#### What the exercise asks
Please retype the data in full and exactly; the pictures are not part of the copy.

-- Start Data section --

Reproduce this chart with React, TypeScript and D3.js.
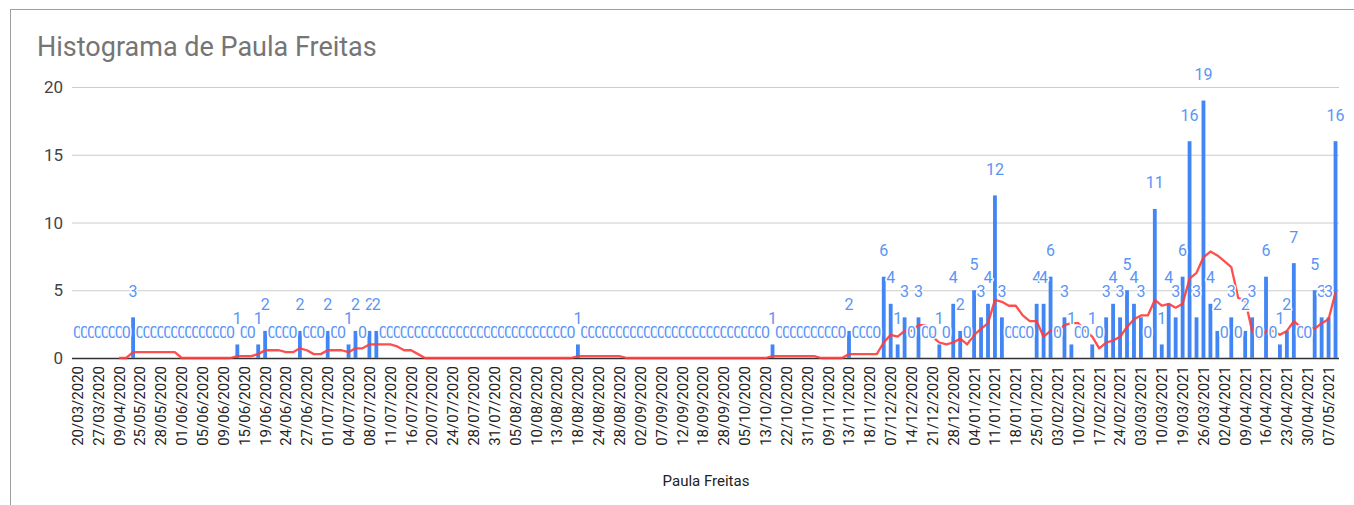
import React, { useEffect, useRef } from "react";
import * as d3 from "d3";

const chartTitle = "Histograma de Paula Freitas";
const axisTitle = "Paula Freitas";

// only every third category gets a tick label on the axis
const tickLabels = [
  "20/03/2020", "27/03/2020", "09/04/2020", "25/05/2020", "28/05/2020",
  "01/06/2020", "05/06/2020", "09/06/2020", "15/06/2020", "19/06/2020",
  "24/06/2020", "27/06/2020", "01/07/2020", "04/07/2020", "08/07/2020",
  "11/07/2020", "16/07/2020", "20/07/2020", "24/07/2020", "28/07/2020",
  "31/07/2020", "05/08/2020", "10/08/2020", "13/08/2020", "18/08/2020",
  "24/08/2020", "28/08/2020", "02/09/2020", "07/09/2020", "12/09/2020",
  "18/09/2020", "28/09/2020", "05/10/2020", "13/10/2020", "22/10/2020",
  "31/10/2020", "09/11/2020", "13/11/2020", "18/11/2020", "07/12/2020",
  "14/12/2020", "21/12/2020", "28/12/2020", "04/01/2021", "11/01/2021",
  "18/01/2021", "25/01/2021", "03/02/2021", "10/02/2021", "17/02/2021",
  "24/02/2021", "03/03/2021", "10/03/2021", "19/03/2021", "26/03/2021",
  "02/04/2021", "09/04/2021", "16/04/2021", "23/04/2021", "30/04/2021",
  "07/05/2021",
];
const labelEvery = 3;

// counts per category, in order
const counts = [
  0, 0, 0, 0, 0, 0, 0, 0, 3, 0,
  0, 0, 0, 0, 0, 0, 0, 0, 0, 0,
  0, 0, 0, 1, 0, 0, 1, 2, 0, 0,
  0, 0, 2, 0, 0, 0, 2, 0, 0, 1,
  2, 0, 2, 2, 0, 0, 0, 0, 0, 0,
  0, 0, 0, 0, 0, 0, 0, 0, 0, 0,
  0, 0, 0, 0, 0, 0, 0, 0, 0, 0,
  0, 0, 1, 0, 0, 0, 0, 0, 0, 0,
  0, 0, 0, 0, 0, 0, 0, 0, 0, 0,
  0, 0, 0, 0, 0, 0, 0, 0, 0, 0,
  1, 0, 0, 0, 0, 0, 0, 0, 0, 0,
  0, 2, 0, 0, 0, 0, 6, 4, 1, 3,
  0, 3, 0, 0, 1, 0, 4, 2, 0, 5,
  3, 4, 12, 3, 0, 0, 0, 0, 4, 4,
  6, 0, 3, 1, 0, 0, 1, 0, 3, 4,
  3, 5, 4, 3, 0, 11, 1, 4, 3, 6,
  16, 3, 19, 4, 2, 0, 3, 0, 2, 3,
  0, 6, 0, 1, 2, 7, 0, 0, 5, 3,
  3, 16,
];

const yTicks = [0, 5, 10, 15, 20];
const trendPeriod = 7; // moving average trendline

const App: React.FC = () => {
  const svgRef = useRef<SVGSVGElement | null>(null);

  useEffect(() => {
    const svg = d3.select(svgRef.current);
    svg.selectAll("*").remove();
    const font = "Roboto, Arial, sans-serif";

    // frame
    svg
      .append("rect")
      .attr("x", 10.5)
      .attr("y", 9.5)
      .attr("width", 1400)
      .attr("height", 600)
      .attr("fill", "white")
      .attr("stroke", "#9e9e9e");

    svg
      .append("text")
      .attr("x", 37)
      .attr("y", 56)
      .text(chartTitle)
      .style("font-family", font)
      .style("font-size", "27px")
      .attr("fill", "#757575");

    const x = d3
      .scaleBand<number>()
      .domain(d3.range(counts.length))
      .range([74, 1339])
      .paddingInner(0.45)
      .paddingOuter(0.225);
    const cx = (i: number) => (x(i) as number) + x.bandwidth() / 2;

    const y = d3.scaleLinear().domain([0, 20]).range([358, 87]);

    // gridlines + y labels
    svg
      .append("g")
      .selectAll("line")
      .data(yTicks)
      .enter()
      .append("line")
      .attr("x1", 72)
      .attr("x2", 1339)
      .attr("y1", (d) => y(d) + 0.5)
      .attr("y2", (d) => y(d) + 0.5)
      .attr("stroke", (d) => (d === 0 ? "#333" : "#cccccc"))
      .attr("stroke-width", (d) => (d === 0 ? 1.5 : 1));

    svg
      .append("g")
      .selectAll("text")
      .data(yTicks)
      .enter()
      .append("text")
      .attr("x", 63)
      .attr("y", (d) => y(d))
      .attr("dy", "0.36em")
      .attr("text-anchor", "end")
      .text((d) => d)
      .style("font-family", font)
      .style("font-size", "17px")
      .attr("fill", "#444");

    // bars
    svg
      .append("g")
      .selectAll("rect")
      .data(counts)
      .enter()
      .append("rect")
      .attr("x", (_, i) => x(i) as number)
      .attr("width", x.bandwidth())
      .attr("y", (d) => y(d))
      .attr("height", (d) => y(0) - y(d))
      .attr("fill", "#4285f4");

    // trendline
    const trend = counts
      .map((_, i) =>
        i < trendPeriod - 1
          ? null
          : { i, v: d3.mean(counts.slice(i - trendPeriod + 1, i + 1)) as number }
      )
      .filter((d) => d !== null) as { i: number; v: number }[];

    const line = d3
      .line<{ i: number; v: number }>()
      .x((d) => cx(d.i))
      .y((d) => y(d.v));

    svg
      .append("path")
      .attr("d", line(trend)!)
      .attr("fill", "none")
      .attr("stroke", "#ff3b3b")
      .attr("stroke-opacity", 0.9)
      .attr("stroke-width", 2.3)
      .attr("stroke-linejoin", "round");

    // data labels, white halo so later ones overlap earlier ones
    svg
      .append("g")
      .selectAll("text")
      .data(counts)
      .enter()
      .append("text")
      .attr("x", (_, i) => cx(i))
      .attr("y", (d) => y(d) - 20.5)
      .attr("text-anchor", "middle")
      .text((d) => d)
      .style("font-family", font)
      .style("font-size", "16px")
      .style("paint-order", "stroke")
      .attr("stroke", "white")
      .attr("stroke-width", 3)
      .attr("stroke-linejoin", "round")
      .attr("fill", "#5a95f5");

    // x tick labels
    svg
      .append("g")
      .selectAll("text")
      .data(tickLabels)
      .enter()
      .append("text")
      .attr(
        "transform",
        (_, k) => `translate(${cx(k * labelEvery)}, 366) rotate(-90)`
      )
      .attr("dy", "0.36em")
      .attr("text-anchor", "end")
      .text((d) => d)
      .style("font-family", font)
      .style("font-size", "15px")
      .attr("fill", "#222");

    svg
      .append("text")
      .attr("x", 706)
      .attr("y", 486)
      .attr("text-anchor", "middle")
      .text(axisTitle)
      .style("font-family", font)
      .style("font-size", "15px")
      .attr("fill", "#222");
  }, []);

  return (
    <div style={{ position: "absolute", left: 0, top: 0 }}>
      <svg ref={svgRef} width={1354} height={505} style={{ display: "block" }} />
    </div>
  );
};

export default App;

-- End Data section --

#### Written response
Reproduce this chart with React, TypeScript and D3.js.
import React, { useEffect, useRef } from "react";
import * as d3 from "d3";

const chartTitle = "Histograma de Paula Freitas";
const axisTitle = "Paula Freitas";

// only every third category gets a tick label on the axis
const tickLabels = [
  "20/03/2020", "27/03/2020", "09/04/2020", "25/05/2020", "28/05/2020",
  "01/06/2020", "05/06/2020", "09/06/2020", "15/06/2020", "19/06/2020",
  "24/06/2020", "27/06/2020", "01/07/2020", "04/07/2020", "08/07/2020",
  "11/07/2020", "16/07/2020", "20/07/2020", "24/07/2020", "28/07/2020",
  "31/07/2020", "05/08/2020", "10/08/2020", "13/08/2020", "18/08/2020",
  "24/08/2020", "28/08/2020", "02/09/2020", "07/09/2020", "12/09/2020",
  "18/09/2020", "28/09/2020", "05/10/2020", "13/10/2020", "22/10/2020",
  "31/10/2020", "09/11/2020", "13/11/2020", "18/11/2020", "07/12/2020",
  "14/12/2020", "21/12/2020", "28/12/2020", "04/01/2021", "11/01/2021",
  "18/01/2021", "25/01/2021", "03/02/2021", "10/02/2021", "17/02/2021",
  "24/02/2021", "03/03/2021", "10/03/2021", "19/03/2021", "26/03/2021",
  "02/04/2021", "09/04/2021", "16/04/2021", "23/04/2021", "30/04/2021",
  "07/05/2021",
];
const labelEvery = 3;

// counts per category, in order
const counts = [
  0, 0, 0, 0, 0, 0, 0, 0, 3, 0,
  0, 0, 0, 0, 0, 0, 0, 0, 0, 0,
  0, 0, 0, 1, 0, 0, 1, 2, 0, 0,
  0, 0, 2, 0, 0, 0, 2, 0, 0, 1,
  2, 0, 2, 2, 0, 0, 0, 0, 0, 0,
  0, 0, 0, 0, 0, 0, 0, 0, 0, 0,
  0, 0, 0, 0, 0, 0, 0, 0, 0, 0,
  0, 0, 1, 0, 0, 0, 0, 0, 0, 0,
  0, 0, 0, 0, 0, 0, 0, 0, 0, 0,
  0, 0, 0, 0, 0, 0, 0, 0, 0, 0,
  1, 0, 0, 0, 0, 0, 0, 0, 0, 0,
  0, 2, 0, 0, 0, 0, 6, 4, 1, 3,
  0, 3, 0, 0, 1, 0, 4, 2, 0, 5,
  3, 4, 12, 3, 0, 0, 0, 0, 4, 4,
  6, 0, 3, 1, 0, 0, 1, 0, 3, 4,
  3, 5, 4, 3, 0, 11, 1, 4, 3, 6,
  16, 3, 19, 4, 2, 0, 3, 0, 2, 3,
  0, 6, 0, 1, 2, 7, 0, 0, 5, 3,
  3, 16,
];

const yTicks = [0, 5, 10, 15, 20];
const trendPeriod = 7; // moving average trendline

const App: React.FC = () => {
  const svgRef = useRef<SVGSVGElement | null>(null);

  useEffect(() => {
    const svg = d3.select(svgRef.current);
    svg.selectAll("*").remove();
    const font = "Roboto, Arial, sans-serif";

    // frame
    svg
      .append("rect")
      .attr("x", 10.5)
      .attr("y", 9.5)
      .attr("width", 1400)
      .attr("height", 600)
      .attr("fill", "white")
      .attr("stroke", "#9e9e9e");

    svg
      .append("text")
      .attr("x", 37)
      .attr("y", 56)
      .text(chartTitle)
      .style("font-family", font)
      .style("font-size", "27px")
      .attr("fill", "#757575");

    const x = d3
      .scaleBand<number>()
      .domain(d3.range(counts.length))
      .range([74, 1339])
      .paddingInner(0.45)
      .paddingOuter(0.225);
    const cx = (i: number) => (x(i) as number) + x.bandwidth() / 2;

    const y = d3.scaleLinear().domain([0, 20]).range([358, 87]);

    // gridlines + y labels
    svg
      .append("g")
      .selectAll("line")
      .data(yTicks)
      .enter()
      .append("line")
      .attr("x1", 72)
      .attr("x2", 1339)
      .attr("y1", (d) => y(d) + 0.5)
      .attr("y2", (d) => y(d) + 0.5)
      .attr("stroke", (d) => (d === 0 ? "#333" : "#cccccc"))
      .attr("stroke-width", (d) => (d === 0 ? 1.5 : 1));

    svg
      .append("g")
      .selectAll("text")
      .data(yTicks)
      .enter()
      .append("text")
      .attr("x", 63)
      .attr("y", (d) => y(d))
      .attr("dy", "0.36em")
      .attr("text-anchor", "end")
      .text((d) => d)
      .style("font-family", font)
      .style("font-size", "17px")
      .attr("fill", "#444");

    // bars
    svg
      .append("g")
      .selectAll("rect")
      .data(counts)
      .enter()
      .append("rect")
      .attr("x", (_, i) => x(i) as number)
      .attr("width", x.bandwidth())
      .attr("y", (d) => y(d))
      .attr("height", (d) => y(0) - y(d))
      .attr("fill", "#4285f4");

    // trendline
    const trend = counts
      .map((_, i) =>
        i < trendPeriod - 1
          ? null
          : { i, v: d3.mean(counts.slice(i - trendPeriod + 1, i + 1)) as number }
      )
      .filter((d) => d !== null) as { i: number; v: number }[];

    const line = d3
      .line<{ i: number; v: number }>()
      .x((d) => cx(d.i))
      .y((d) => y(d.v));

    svg
      .append("path")
      .attr("d", line(trend)!)
      .attr("fill", "none")
      .attr("stroke", "#ff3b3b")
      .attr("stroke-opacity", 0.9)
      .attr("stroke-width", 2.3)
      .attr("stroke-linejoin", "round");

    // data labels, white halo so later ones overlap earlier ones
    svg
      .append("g")
      .selectAll("text")
      .data(counts)
      .enter()
      .append("text")
      .attr("x", (_, i) => cx(i))
      .attr("y", (d) => y(d) - 20.5)
      .attr("text-anchor", "middle")
      .text((d) => d)
      .style("font-family", font)
      .style("font-size", "16px")
      .style("paint-order", "stroke")
      .attr("stroke", "white")
      .attr("stroke-width", 3)
      .attr("stroke-linejoin", "round")
      .attr("fill", "#5a95f5");

    // x tick labels
    svg
      .append("g")
      .selectAll("text")
      .data(tickLabels)
      .enter()
      .append("text")
      .attr(
        "transform",
        (_, k) => `translate(${cx(k * labelEvery)}, 366) rotate(-90)`
      )
      .attr("dy", "0.36em")
      .attr("text-anchor", "end")
      .text((d) => d)
      .style("font-family", font)
      .style("font-size", "15px")
      .attr("fill", "#222");

    svg
      .append("text")
      .attr("x", 706)
      .attr("y", 486)
      .attr("text-anchor", "middle")
      .text(axisTitle)
      .style("font-family", font)
      .style("font-size", "15px")
      .attr("fill", "#222");
  }, []);

  return (
    <div style={{ position: "absolute", left: 0, top: 0 }}>
      <svg ref={svgRef} width={1354} height={505} style={{ display: "block" }} />
    </div>
  );
};

export default App;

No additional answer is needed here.